When the religious life became my way of life, I began having dreams. They were strange and ethereal. And I was convinced that a few were about the New Creation. One vision has stayed with me:
I am standing in front of a giant cathedral, with spires stretching to the sky. The iron-clad doors stand shut in front of me. I am outside. I feel calm. Then, as if it were just the right moment, the heavy wooden doors swing open. I enter. In the giant narthex, at least fifty choirs rehearse for some future performance. Along with a throng of other new arrivals, I feel a sense of gratitude well up in my heart. I continue on to what seems like the giant wall of a conference hall, still closed to all who had entered. Then I see a ladder with a stream of people ascending up that expanse to some unforeseeable height. The next thing I know, I am climbing. We are climbing up, and up. We reach the top. There is a window. It overlooks a cavernous atrium, filled with people and their flowing white robes. I hear what sounds like a vast invisible orchestra. It is then I notice that the window through which I am beholding this vision is a bifocal. From the top portion I see the normal atrium. When I stoop down to the bottom, the glass reveals a grand orchestra with instrumentalists scattered throughout the atrium. Above: just the participants. Below: a heavenly host. As I explore in gentle amazement, the grand doors to the atrium open. I scurry down to the ground again as the sunlight beams through. We are let in, and the fresh air of the botanical gardens waft through the crowd. Inside, I gravitate to a swimming pool surrounded by worshippers. One person stands up on the diving board and, sharing praise to God, jumps in and splashes the congregants.
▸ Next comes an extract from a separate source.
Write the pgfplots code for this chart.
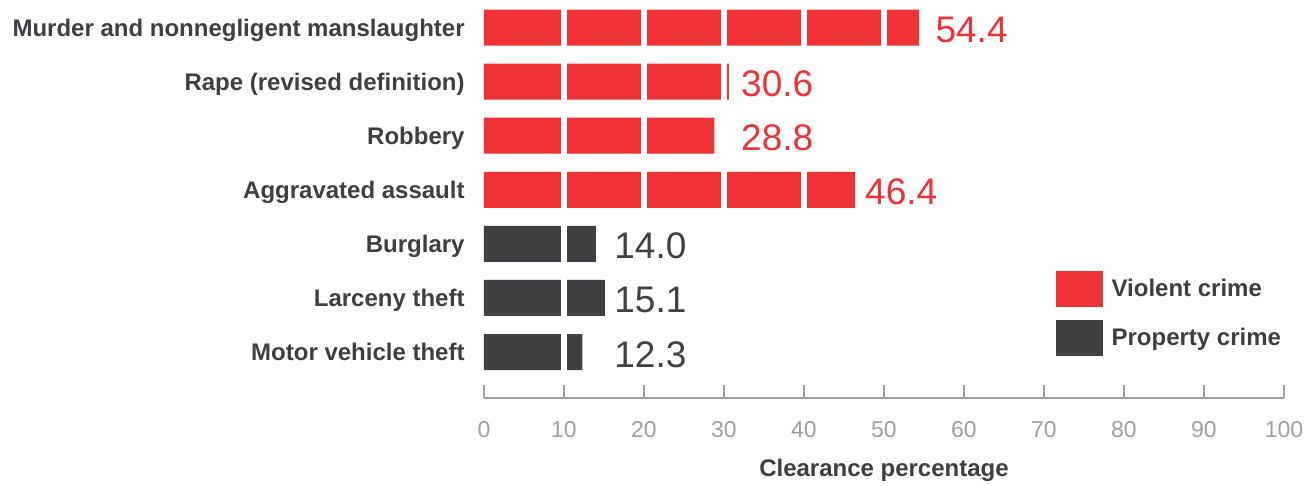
\documentclass[border=0pt]{standalone}
\usepackage{pgfplots}
\pgfplotsset{compat=1.18}
\usepackage{pgfplotstable}
\usepackage{fontspec}
\setmainfont{Liberation Sans}
\definecolor{vred}{HTML}{EE3237}
\definecolor{pgray}{HTML}{414042}
\definecolor{tgray}{HTML}{3F3F41}
\definecolor{lgray}{HTML}{A0A0A2}

\pgfplotstableread{
y val lx lab
0 54.4 56.4 54.4
1 30.6 32.1 30.6
2 28.8 32.1 28.8
3 46.4 47.6 46.4
}\violent
\pgfplotstableread{
y val lx lab
4 14.0 16.25 14.0
5 15.1 16.25 15.1
6 12.3 16.25 12.3
}\property

\begin{document}
\begin{tikzpicture}
\begin{axis}[
  name=ax,
  scale only axis,
  width=400pt, height=198.75pt,
  xmin=0, xmax=100,
  ymin=-0.5, ymax=6.85,
  y dir=reverse,
  axis lines*=left,
  x axis line style={-, lgray, line width=1.3pt},
  y axis line style={draw=none},
  xtick={0,10,...,100},
  xtick align=inside,
  major tick length=6.5pt,
  xtick style={lgray, line width=0.9pt},
  xticklabel style={font=\fontsize{11.5}{13}\selectfont, text=lgray, yshift=-8pt},
  /pgf/number format/assume math mode=true,
  ytick={0,...,6},
  yticklabels={Murder and nonnegligent manslaughter, Rape (revised definition), Robbery, Aggravated assault, Burglary, Larceny theft, Motor vehicle theft},
  ytick style={draw=none},
  yticklabel style={font=\fontsize{12}{14}\selectfont\bfseries, text=tgray, inner sep=0pt, anchor=base east, xshift=-9.5pt, yshift=-4.3pt},
  xlabel={Clearance percentage},
  xlabel style={font=\fontsize{12}{14}\selectfont\bfseries, text=tgray, at={(axis description cs:0.5,0)}, anchor=base, yshift=-39pt},
  legend style={at={(axis cs:71.4,4.5)}, anchor=north west, draw=none, fill=none, inner sep=0pt, row sep=6.5pt,
     font=\fontsize{12}{14}\selectfont\bfseries, text=tgray, nodes={inner sep=0pt}},
  legend cell align=left,
  legend image code/.code={\fill[#1] (0pt,-9pt) rectangle (23.5pt,9pt);},
  unbounded coords=jump,
  clip=false,
]
\addplot[xbar, bar width=0.666, bar shift=0pt, fill=vred, draw=none] table[x=val, y=y] {\violent};
\addlegendentry{\hspace{4.5pt}Violent crime}
\addplot[xbar, bar width=0.666, bar shift=0pt, fill=pgray, draw=none] table[x=val, y=y] {\property};
\addlegendentry{\hspace{4.5pt}Property crime}

% white separators at every 10 (the chart's grid, seen only over the bars)
\addplot[forget plot, white, line width=3pt, mark=none] coordinates {
 (10,-0.5) (10,6.5) (nan,nan)
 (20,-0.5) (20,6.5) (nan,nan)
 (30,-0.5) (30,6.5) (nan,nan)
 (40,-0.5) (40,6.5) (nan,nan)
 (50,-0.5) (50,6.5) (nan,nan)
 (60,-0.5) (60,6.5) (nan,nan)
 (70,-0.5) (70,6.5) (nan,nan)
 (80,-0.5) (80,6.5) (nan,nan)
 (90,-0.5) (90,6.5)
};

\addplot[forget plot, draw=none, mark=none, nodes near coords, point meta=explicit symbolic,
  every node near coord/.style={anchor=base west, inner sep=0pt, yshift=-7.5pt, font=\fontsize{18.5}{20}\selectfont, text=vred}]
  table[x=lx, y=y, meta=lab] {\violent};
\addplot[forget plot, draw=none, mark=none, nodes near coords, point meta=explicit symbolic,
  every node near coord/.style={anchor=base west, inner sep=0pt, yshift=-7.5pt, font=\fontsize{18.5}{20}\selectfont, text=pgray}]
  table[x=lx, y=y, meta=lab] {\property};
\end{axis}
\pgfresetboundingbox
\useasboundingbox ([xshift=-242pt,yshift=0.25pt]ax.north west) rectangle ([xshift=14.5pt,yshift=-44pt]ax.south east);
\end{tikzpicture}
\end{document}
I have never been to a church like this before. As dream fades to darkness, I realize I am somewhere in between worlds. There I sense what John Witvliet may have meant:
Suppose in the fully embodied life we anticipate in heaven, we were to sign up for a “worship apprentice program” with opportunities to learn how to play gamelans and pipe organs, djembes and maracas, polyrhythmic drumming patterns, Bach chorale preludes, spirituals, work songs, and Anglican chant, to designing cathedrals and store front churches, to write hymn texts and improvise sermons, to craft processional crosses, and weave tapestries. Our first millennium there is bound to fly by!”
 John Witvliet, “Series Preface” in Christian Worship Worldwide: Expanding Horizons and Deepening Practices (Grand Rapids: Eerdmans Press, 2007), pp. xxi.